--- AVAILABLE DATA ---

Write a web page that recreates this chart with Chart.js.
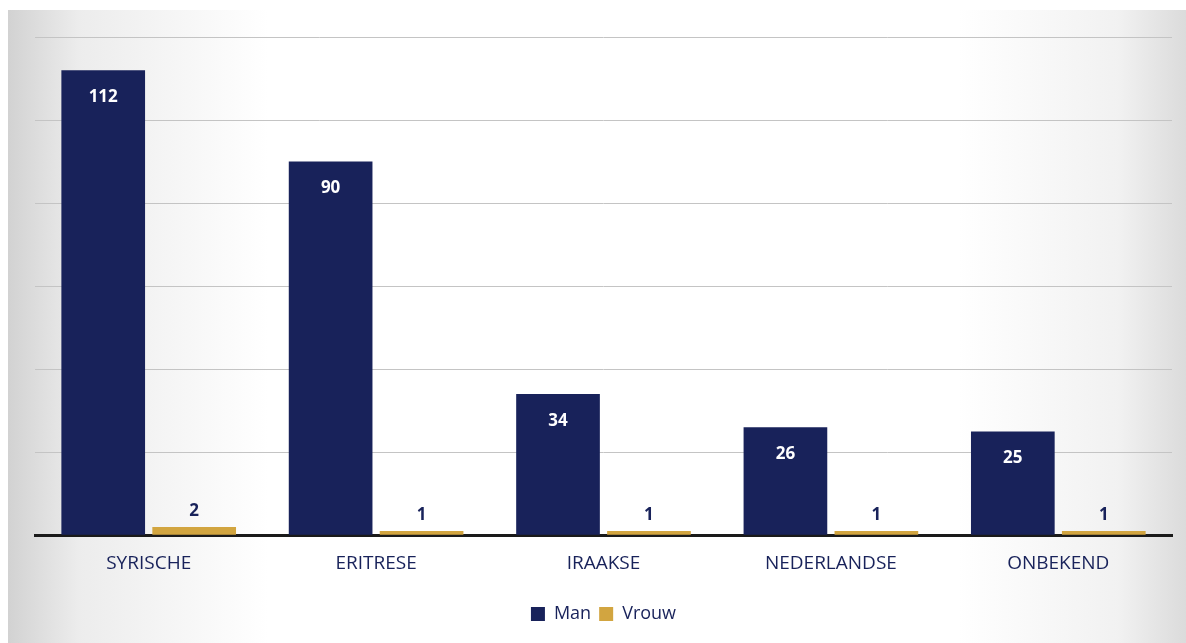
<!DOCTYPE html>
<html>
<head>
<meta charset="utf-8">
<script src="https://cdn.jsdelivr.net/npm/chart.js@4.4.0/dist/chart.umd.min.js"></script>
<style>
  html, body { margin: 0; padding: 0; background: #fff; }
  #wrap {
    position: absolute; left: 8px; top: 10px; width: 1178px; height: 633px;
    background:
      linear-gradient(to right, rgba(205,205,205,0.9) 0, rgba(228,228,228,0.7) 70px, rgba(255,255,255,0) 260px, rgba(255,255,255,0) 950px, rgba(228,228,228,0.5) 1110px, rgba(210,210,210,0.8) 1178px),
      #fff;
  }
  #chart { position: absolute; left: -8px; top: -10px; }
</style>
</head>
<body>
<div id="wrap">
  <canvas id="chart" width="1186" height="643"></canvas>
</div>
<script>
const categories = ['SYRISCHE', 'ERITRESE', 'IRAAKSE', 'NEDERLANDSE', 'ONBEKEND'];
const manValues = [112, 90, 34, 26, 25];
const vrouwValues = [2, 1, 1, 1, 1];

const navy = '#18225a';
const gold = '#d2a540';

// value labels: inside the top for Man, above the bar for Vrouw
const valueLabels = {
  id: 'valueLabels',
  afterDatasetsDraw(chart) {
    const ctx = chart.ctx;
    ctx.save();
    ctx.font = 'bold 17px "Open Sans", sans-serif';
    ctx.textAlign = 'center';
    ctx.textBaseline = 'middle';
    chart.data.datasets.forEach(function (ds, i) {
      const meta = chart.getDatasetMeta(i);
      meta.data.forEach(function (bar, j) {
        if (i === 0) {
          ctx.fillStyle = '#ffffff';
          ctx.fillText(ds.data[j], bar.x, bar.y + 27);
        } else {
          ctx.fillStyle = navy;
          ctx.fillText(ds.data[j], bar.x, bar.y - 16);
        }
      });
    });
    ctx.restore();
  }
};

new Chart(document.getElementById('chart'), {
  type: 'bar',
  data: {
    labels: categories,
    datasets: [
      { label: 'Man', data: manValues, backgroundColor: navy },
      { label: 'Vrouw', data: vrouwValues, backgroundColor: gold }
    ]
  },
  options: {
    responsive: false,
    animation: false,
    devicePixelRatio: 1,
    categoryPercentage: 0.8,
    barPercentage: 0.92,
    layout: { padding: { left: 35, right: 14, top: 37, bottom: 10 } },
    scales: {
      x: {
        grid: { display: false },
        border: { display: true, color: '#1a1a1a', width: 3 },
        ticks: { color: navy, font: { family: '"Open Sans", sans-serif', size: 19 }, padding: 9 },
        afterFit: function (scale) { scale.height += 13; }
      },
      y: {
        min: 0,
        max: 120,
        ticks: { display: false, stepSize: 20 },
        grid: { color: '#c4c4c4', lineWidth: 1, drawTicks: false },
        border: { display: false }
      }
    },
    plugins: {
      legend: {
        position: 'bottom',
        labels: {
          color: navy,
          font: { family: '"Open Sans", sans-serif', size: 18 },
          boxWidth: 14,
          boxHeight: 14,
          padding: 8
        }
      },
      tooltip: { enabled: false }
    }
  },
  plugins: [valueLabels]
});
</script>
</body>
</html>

---

The lines from the start of the data through the line that contains "const gold = '#d2a540';" are to be returned exactly, please, with both ends included and every picture left out.

Write a web page that recreates this chart with Chart.js.
<!DOCTYPE html>
<html>
<head>
<meta charset="utf-8">
<script src="https://cdn.jsdelivr.net/npm/chart.js@4.4.0/dist/chart.umd.min.js"></script>
<style>
  html, body { margin: 0; padding: 0; background: #fff; }
  #wrap {
    position: absolute; left: 8px; top: 10px; width: 1178px; height: 633px;
    background:
      linear-gradient(to right, rgba(205,205,205,0.9) 0, rgba(228,228,228,0.7) 70px, rgba(255,255,255,0) 260px, rgba(255,255,255,0) 950px, rgba(228,228,228,0.5) 1110px, rgba(210,210,210,0.8) 1178px),
      #fff;
  }
  #chart { position: absolute; left: -8px; top: -10px; }
</style>
</head>
<body>
<div id="wrap">
  <canvas id="chart" width="1186" height="643"></canvas>
</div>
<script>
const categories = ['SYRISCHE', 'ERITRESE', 'IRAAKSE', 'NEDERLANDSE', 'ONBEKEND'];
const manValues = [112, 90, 34, 26, 25];
const vrouwValues = [2, 1, 1, 1, 1];

const navy = '#18225a';
const gold = '#d2a540';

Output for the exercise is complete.